Les Cinq Sonatines Op.59 sont de construction plutôt classique, le désir d'un cadre formel apparaissant nettement. Ce qu'on y relève de caractéristique, c'est la progression des miniatures du début aux mouvements suivants qui s'amplifient – rappelant le savoir-faire orchestral du compositeur. La pianiste Mireille Guillaume décline ces brèves œuvres, tenant d'ailleurs plus de la suite, à partir du gracieux et virevoltant Allegro initial de la Première jusqu'au Final nettement abouti de la Cinquième, en passant par l'articulation feutrée et tendre de la Sicilienne de la Deuxième, les couleurs debussystes du premier mouvement de la Troisième, les faux airs d'un Lied schumanien de l'Andante de la Quatrième et son Rondeau un rien baroque, n'omettant pas de rappeler à l'auditeur, par une certaine manière de faire sonner les basses de l'Andante de la dernière sonatine, que Koechlin écrivit beaucoup pour l'orgue. Plus libres dans le choix du caractère de chaque mouvement, les Nouvelles Sonatines Op.87 reviennent à des formes plus modestes, mais en y mêlant cette richesse mélodique qu'on trouve dans les Esquisses. Koechlin a plusieurs fois mentionné ces pièces comme ayant marqué sont évolution de créateur. On appréciera particulière le très beau travail de nuances effectué sur le Moderato qui ouvre la première sonatine de cet opus, suivi d'un Andante moderato pudiquement nostalgique puis d'une sorte de chanson enfantine d'une grande fraîcheur, pour s'achever sur un allegro assez carmagnolesque. Plus loin, on goûtera quelques hommages discrets à Rameau, Couperin, et bien sûr Bach.
Dominées par une majorité de mouvements compris entre adagio et moderato, les Douze Esquisses op.47 n°1 (1ère série) nous proposent un paysage musical tempéré, presque romantique, où se lisent des réminiscences de Chopin. Mais, comme dans la série qui suivra – (2ème série) –, c'est l'affirmation du contrepoint à la française qui est remarquable.
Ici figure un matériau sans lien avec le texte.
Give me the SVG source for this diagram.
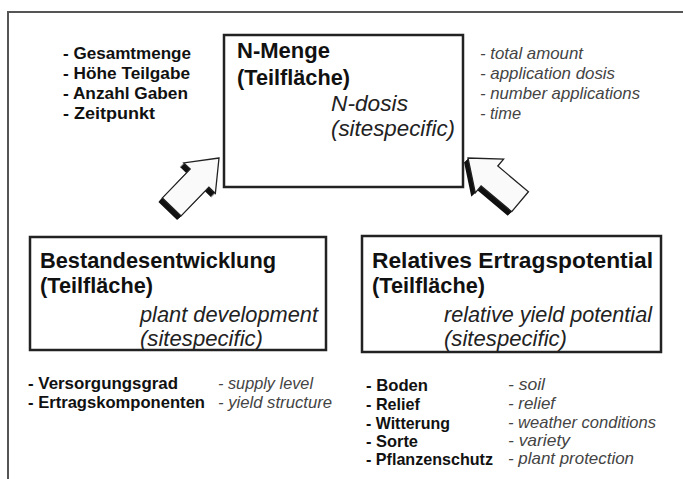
<svg xmlns="http://www.w3.org/2000/svg" width="683" height="479" viewBox="0 0 683 479">
<defs>
<style>
.frame{fill:none;stroke:#555;stroke-width:2}
.box{fill:#fff;stroke:#222;stroke-width:2.5}
.hd{font-family:"Liberation Sans",Arial,sans-serif;font-weight:bold;font-size:22px;fill:#111}
.it{font-family:"Liberation Sans",Arial,sans-serif;font-style:italic;font-size:22px;fill:#222}
.lb{font-family:"Liberation Sans",Arial,sans-serif;font-weight:bold;font-size:17px;fill:#111}
.li{font-family:"Liberation Sans",Arial,sans-serif;font-style:italic;font-size:17px;fill:#444}
.shadow{fill:#111}
.face{fill:#fafafa;stroke:#222;stroke-width:1.3;stroke-linejoin:miter}
</style>
<polygon id="arr" points="0,0 -28,-22 -28,-13 -68,-13 -68,13 -28,13 -28,22"/>
</defs>
<rect width="683" height="479" fill="#fff"/>
<path class="frame" d="M8,479 V12 H683"/>

<g id="n-menge">
<rect class="box" x="224" y="35" width="239" height="152"/>
<text class="hd" x="237" y="58" textLength="93" lengthAdjust="spacingAndGlyphs">N-Menge</text>
<text class="hd" x="237" y="85" textLength="113" lengthAdjust="spacingAndGlyphs">(Teilfläche)</text>
<text class="it" x="331" y="111" textLength="77" lengthAdjust="spacingAndGlyphs">N-dosis</text>
<text class="it" x="331" y="136" textLength="124" lengthAdjust="spacingAndGlyphs">(sitespecific)</text>
</g>

<g id="n-menge-factors">
<text class="lb" x="63" y="59" textLength="128" lengthAdjust="spacingAndGlyphs">- Gesamtmenge</text>
<text class="lb" x="63" y="79" textLength="127" lengthAdjust="spacingAndGlyphs">- Höhe Teilgabe</text>
<text class="lb" x="63" y="99" textLength="125" lengthAdjust="spacingAndGlyphs">- Anzahl Gaben</text>
<text class="lb" x="63" y="119" textLength="92" lengthAdjust="spacingAndGlyphs">- Zeitpunkt</text>
</g>

<g id="n-menge-factors-en">
<text class="li" x="480" y="59" textLength="103" lengthAdjust="spacingAndGlyphs">- total amount</text>
<text class="li" x="480" y="79" textLength="135" lengthAdjust="spacingAndGlyphs">- application dosis</text>
<text class="li" x="480" y="99" textLength="160" lengthAdjust="spacingAndGlyphs">- number applications</text>
<text class="li" x="480" y="119" textLength="41" lengthAdjust="spacingAndGlyphs">- time</text>
</g>

<g id="bestandesentwicklung">
<rect class="box" x="30" y="237" width="296" height="113"/>
<text class="hd" x="40" y="268" textLength="236" lengthAdjust="spacingAndGlyphs">Bestandesentwicklung</text>
<text class="hd" x="40" y="293" textLength="113" lengthAdjust="spacingAndGlyphs">(Teilfläche)</text>
<text class="it" x="140" y="322" textLength="178" lengthAdjust="spacingAndGlyphs">plant development</text>
<text class="it" x="140" y="346" textLength="123" lengthAdjust="spacingAndGlyphs">(sitespecific)</text>
</g>

<g id="ertragspotential">
<rect class="box" x="362" y="236" width="299" height="116"/>
<text class="hd" x="372" y="268" textLength="281" lengthAdjust="spacingAndGlyphs">Relatives Ertragspotential</text>
<text class="hd" x="372" y="293" textLength="113" lengthAdjust="spacingAndGlyphs">(Teilfläche)</text>
<text class="it" x="444" y="322" textLength="208" lengthAdjust="spacingAndGlyphs">relative yield potential</text>
<text class="it" x="444" y="346" textLength="123" lengthAdjust="spacingAndGlyphs">(sitespecific)</text>
</g>

<g id="bestand-factors">
<text class="lb" x="28" y="389" textLength="150" lengthAdjust="spacingAndGlyphs">- Versorgungsgrad</text>
<text class="lb" x="28" y="408" textLength="177" lengthAdjust="spacingAndGlyphs">- Ertragskomponenten</text>
<text class="li" x="218" y="389" textLength="95" lengthAdjust="spacingAndGlyphs">- supply level</text>
<text class="li" x="218" y="408" textLength="114" lengthAdjust="spacingAndGlyphs">- yield structure</text>
</g>

<g id="ertrag-factors">
<text class="lb" x="366" y="391" textLength="62" lengthAdjust="spacingAndGlyphs">- Boden</text>
<text class="lb" x="366" y="410" textLength="54" lengthAdjust="spacingAndGlyphs">- Relief</text>
<text class="lb" x="366" y="429" textLength="84" lengthAdjust="spacingAndGlyphs">- Witterung</text>
<text class="lb" x="366" y="447" textLength="52" lengthAdjust="spacingAndGlyphs">- Sorte</text>
<text class="lb" x="366" y="465" textLength="127" lengthAdjust="spacingAndGlyphs">- Pflanzenschutz</text>
<text class="li" x="508" y="390" textLength="37" lengthAdjust="spacingAndGlyphs">- soil</text>
<text class="li" x="508" y="409" textLength="47" lengthAdjust="spacingAndGlyphs">- relief</text>
<text class="li" x="508" y="428" textLength="148" lengthAdjust="spacingAndGlyphs">- weather conditions</text>
<text class="li" x="508" y="446" textLength="62" lengthAdjust="spacingAndGlyphs">- variety</text>
<text class="li" x="508" y="464" textLength="126" lengthAdjust="spacingAndGlyphs">- plant protection</text>
</g>

<g id="connectors">
<g id="arrow-left">
<g class="shadow">
<use href="#arr" transform="translate(215,162) rotate(-46)"/>
<use href="#arr" transform="translate(216,161) rotate(-46)"/>
<use href="#arr" transform="translate(217,160) rotate(-46)"/>
<use href="#arr" transform="translate(218,159) rotate(-46)"/>
</g>
<use href="#arr" class="face" transform="translate(219,158) rotate(-46)"/>
</g>
<g id="arrow-right">
<g class="shadow">
<use href="#arr" transform="translate(464,162) rotate(-140)"/>
<use href="#arr" transform="translate(465,161) rotate(-140)"/>
<use href="#arr" transform="translate(466,160) rotate(-140)"/>
<use href="#arr" transform="translate(467,159) rotate(-140)"/>
</g>
<use href="#arr" class="face" transform="translate(468,158) rotate(-140)"/>
</g>
</g>
</svg>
On y entendra à plusieurs reprises des affinités avec Fauré (plage 6 du deuxième disque), de Séverac (plage suivante), plus évidemment Debussy et même Liszt, sans oublier Duparc (plage 35 du premier CD et plage 2 du second), Satie et même Poulenc ! Indéniablement, Mireille Guillaume est moins à l'aise avec ces promenades dans la brièveté desquelles elle parvient mal à raconter quelque chose, et où elle se perd parfois dans un jeu un rien affecté.
Les Pastorales Op.77 favorisent elles aussi la forme miniature (rarement plus d'une minute, exceptionnellement deux). Là, rien de romantique, mais au contraire un dépouillement plus méditatif et symboliste. Le côté chanson villageoise est nettement exploité, avec certaines harmonies assez étranges (plage 21 du premier CD).
Concision, enfin, pour les Chants de Kervéléan Op.197. Composée durant la Seconde Guerre mondiale d'une écriture allégée, l'œuvre est un bel équilibre entre mélodie, contrepoint et harmonie. Elle témoigne également de la quête mystique d'un musicien arrivé à l'hiver de sa vie. L'Invocation est une belle et calme élégie qui va son bonhomme de chemin avec quelques accès de passion, sans exclure des résolutions toutes médiévales. Elle gagnerait cependant à être jouée avec moins d'emphase, plus directement. En revanche, la pianiste amorce un deuxième mouvement (Le Calme et la Splendeur dans la Nature) dans un superbe pianissimo.